WHAT YOU SHOULD DO:
Go through the data below and copy it exactly, skipping every picture.

═════ RECORDED DATA ═════

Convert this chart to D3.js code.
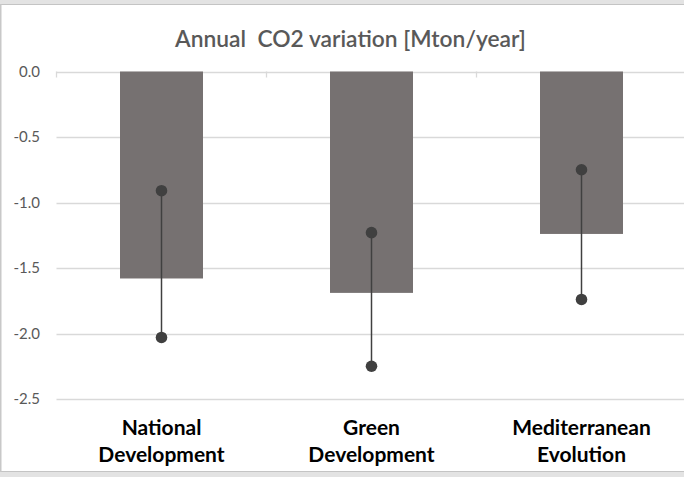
<!DOCTYPE html>
<html><head><meta charset="utf-8">
<script src="https://cdn.jsdelivr.net/npm/d3@7"></script>
<style>body{margin:0;background:#fff;overflow:hidden}svg{display:block}</style>
</head><body>
<script>
const categories = [["National","Development"],["Green","Development"],["Mediterranean","Evolution"]];
const barValues = [-1.58, -1.69, -1.24];
const rangeHigh = [-0.91, -1.23, -0.75];
const rangeLow = [-2.03, -2.25, -1.74];
const yTicks = [0, -0.5, -1.0, -1.5, -2.0, -2.5];
const title = "Annual  CO2 variation [Mton/year]";

const W = 684, H = 477;
const svg = d3.select("body").append("svg").attr("width", W).attr("height", H);
const font = "Lato, 'Liberation Sans', sans-serif";

// frame
svg.append("rect").attr("x",0).attr("y",0).attr("width",W).attr("height",H).attr("fill","#fff");
svg.append("rect").attr("x",0).attr("y",0).attr("width",W).attr("height",4).attr("fill","#e3e3e3");
svg.append("line").attr("x1",0).attr("x2",W).attr("y1",4.5).attr("y2",4.5).attr("stroke","#c4c4c4").attr("stroke-width",1);
svg.append("rect").attr("x",0).attr("y",471).attr("width",W).attr("height",6).attr("fill","#e3e3e3");
svg.append("line").attr("x1",0).attr("x2",W).attr("y1",471.5).attr("y2",471.5).attr("stroke","#c4c4c4").attr("stroke-width",1);
svg.append("line").attr("x1",0.75).attr("x2",0.75).attr("y1",4).attr("y2",472).attr("stroke","#c8c8c8").attr("stroke-width",1.5);

const x = d3.scaleBand().domain(d3.range(categories.length)).range([56.5, 686.5]).paddingInner(0).paddingOuter(0);
const y = d3.scaleLinear().domain([-2.5, 0]).range([399, 71.5]);

// gridlines
svg.append("g").selectAll("line").data(yTicks).join("line")
  .attr("x1",56.5).attr("x2",W).attr("y1",d=>Math.round(y(d))+0.5).attr("y2",d=>Math.round(y(d))+0.5)
  .attr("stroke","#d9d9d9").attr("stroke-width",1.3);

// y labels
svg.append("g").selectAll("text").data(yTicks).join("text")
  .attr("x",40).attr("y",d=>y(d)).attr("dy","0.36em").attr("text-anchor","end")
  .attr("font-family",font).attr("font-size",15).attr("fill","#595959")
  .text(d=>d3.format(".1f")(d).replace("−","-"));

// category ticks at zero line
svg.append("g").selectAll("line").data(d3.range(categories.length)).join("line")
  .attr("x1",d=>x(d)).attr("x2",d=>x(d)).attr("y1",y(0)).attr("y2",y(0)+6)
  .attr("stroke","#d9d9d9").attr("stroke-width",1.3);

// bars
const bw = 83;
svg.append("g").selectAll("rect").data(barValues).join("rect")
  .attr("x",(d,i)=>x(i)+x.bandwidth()/2-bw/2).attr("width",bw)
  .attr("y",y(0)).attr("height",d=>y(d)-y(0)).attr("fill","#767171");

// range lines
const g = svg.append("g");
g.selectAll("line").data(rangeHigh).join("line")
  .attr("x1",(d,i)=>x(i)+x.bandwidth()/2).attr("x2",(d,i)=>x(i)+x.bandwidth()/2)
  .attr("y1",d=>y(d)).attr("y2",(d,i)=>y(rangeLow[i])).attr("stroke","#404040").attr("stroke-width",1.5);
g.selectAll("circle.h").data(rangeHigh).join("circle").attr("class","h")
  .attr("cx",(d,i)=>x(i)+x.bandwidth()/2).attr("cy",d=>y(d)).attr("r",5.8).attr("fill","#404040");
g.selectAll("circle.l").data(rangeLow).join("circle").attr("class","l")
  .attr("cx",(d,i)=>x(i)+x.bandwidth()/2).attr("cy",d=>y(d)).attr("r",5.8).attr("fill","#404040");

// category labels
const cl = svg.append("g").selectAll("text").data(categories).join("text")
  .attr("x",(d,i)=>x(i)+x.bandwidth()/2).attr("y",435).attr("text-anchor","middle")
  .attr("font-family",font).attr("font-size",21).attr("font-weight","bold").attr("fill","#000");
cl.selectAll("tspan").data(d=>d).join("tspan")
  .attr("x",function(){return this.parentNode.getAttribute("x");})
  .attr("dy",(d,i)=>i?26.5:0).text(d=>d);

// title
svg.append("text").attr("x",350.5).attr("y",46.5).attr("text-anchor","middle")
  .attr("font-family",font).attr("font-size",22.8).attr("font-weight",600).attr("fill","#595959").attr("style","white-space:pre")
  .text(title);
</script>
</body></html>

═════

TASK RESPONSE:
Convert this chart to D3.js code.
<!DOCTYPE html>
<html><head><meta charset="utf-8">
<script src="https://cdn.jsdelivr.net/npm/d3@7"></script>
<style>body{margin:0;background:#fff;overflow:hidden}svg{display:block}</style>
</head><body>
<script>
const categories = [["National","Development"],["Green","Development"],["Mediterranean","Evolution"]];
const barValues = [-1.58, -1.69, -1.24];
const rangeHigh = [-0.91, -1.23, -0.75];
const rangeLow = [-2.03, -2.25, -1.74];
const yTicks = [0, -0.5, -1.0, -1.5, -2.0, -2.5];
const title = "Annual  CO2 variation [Mton/year]";

const W = 684, H = 477;
const svg = d3.select("body").append("svg").attr("width", W).attr("height", H);
const font = "Lato, 'Liberation Sans', sans-serif";

// frame
svg.append("rect").attr("x",0).attr("y",0).attr("width",W).attr("height",H).attr("fill","#fff");
svg.append("rect").attr("x",0).attr("y",0).attr("width",W).attr("height",4).attr("fill","#e3e3e3");
svg.append("line").attr("x1",0).attr("x2",W).attr("y1",4.5).attr("y2",4.5).attr("stroke","#c4c4c4").attr("stroke-width",1);
svg.append("rect").attr("x",0).attr("y",471).attr("width",W).attr("height",6).attr("fill","#e3e3e3");
svg.append("line").attr("x1",0).attr("x2",W).attr("y1",471.5).attr("y2",471.5).attr("stroke","#c4c4c4").attr("stroke-width",1);
svg.append("line").attr("x1",0.75).attr("x2",0.75).attr("y1",4).attr("y2",472).attr("stroke","#c8c8c8").attr("stroke-width",1.5);

const x = d3.scaleBand().domain(d3.range(categories.length)).range([56.5, 686.5]).paddingInner(0).paddingOuter(0);
const y = d3.scaleLinear().domain([-2.5, 0]).range([399, 71.5]);

// gridlines
svg.append("g").selectAll("line").data(yTicks).join("line")
  .attr("x1",56.5).attr("x2",W).attr("y1",d=>Math.round(y(d))+0.5).attr("y2",d=>Math.round(y(d))+0.5)
  .attr("stroke","#d9d9d9").attr("stroke-width",1.3);

// y labels
svg.append("g").selectAll("text").data(yTicks).join("text")
  .attr("x",40).attr("y",d=>y(d)).attr("dy","0.36em").attr("text-anchor","end")
  .attr("font-family",font).attr("font-size",15).attr("fill","#595959")
  .text(d=>d3.format(".1f")(d).replace("−","-"));

// category ticks at zero line
svg.append("g").selectAll("line").data(d3.range(categories.length)).join("line")
  .attr("x1",d=>x(d)).attr("x2",d=>x(d)).attr("y1",y(0)).attr("y2",y(0)+6)
  .attr("stroke","#d9d9d9").attr("stroke-width",1.3);

// bars
const bw = 83;
svg.append("g").selectAll("rect").data(barValues).join("rect")
  .attr("x",(d,i)=>x(i)+x.bandwidth()/2-bw/2).attr("width",bw)
  .attr("y",y(0)).attr("height",d=>y(d)-y(0)).attr("fill","#767171");

// range lines
const g = svg.append("g");
g.selectAll("line").data(rangeHigh).join("line")
  .attr("x1",(d,i)=>x(i)+x.bandwidth()/2).attr("x2",(d,i)=>x(i)+x.bandwidth()/2)
  .attr("y1",d=>y(d)).attr("y2",(d,i)=>y(rangeLow[i])).attr("stroke","#404040").attr("stroke-width",1.5);
g.selectAll("circle.h").data(rangeHigh).join("circle").attr("class","h")
  .attr("cx",(d,i)=>x(i)+x.bandwidth()/2).attr("cy",d=>y(d)).attr("r",5.8).attr("fill","#404040");
g.selectAll("circle.l").data(rangeLow).join("circle").attr("class","l")
  .attr("cx",(d,i)=>x(i)+x.bandwidth()/2).attr("cy",d=>y(d)).attr("r",5.8).attr("fill","#404040");

// category labels
const cl = svg.append("g").selectAll("text").data(categories).join("text")
  .attr("x",(d,i)=>x(i)+x.bandwidth()/2).attr("y",435).attr("text-anchor","middle")
  .attr("font-family",font).attr("font-size",21).attr("font-weight","bold").attr("fill","#000");
cl.selectAll("tspan").data(d=>d).join("tspan")
  .attr("x",function(){return this.parentNode.getAttribute("x");})
  .attr("dy",(d,i)=>i?26.5:0).text(d=>d);

// title
svg.append("text").attr("x",350.5).attr("y",46.5).attr("text-anchor","middle")
  .attr("font-family",font).attr("font-size",22.8).attr("font-weight",600).attr("fill","#595959").attr("style","white-space:pre")
  .text(title);
</script>
</body></html>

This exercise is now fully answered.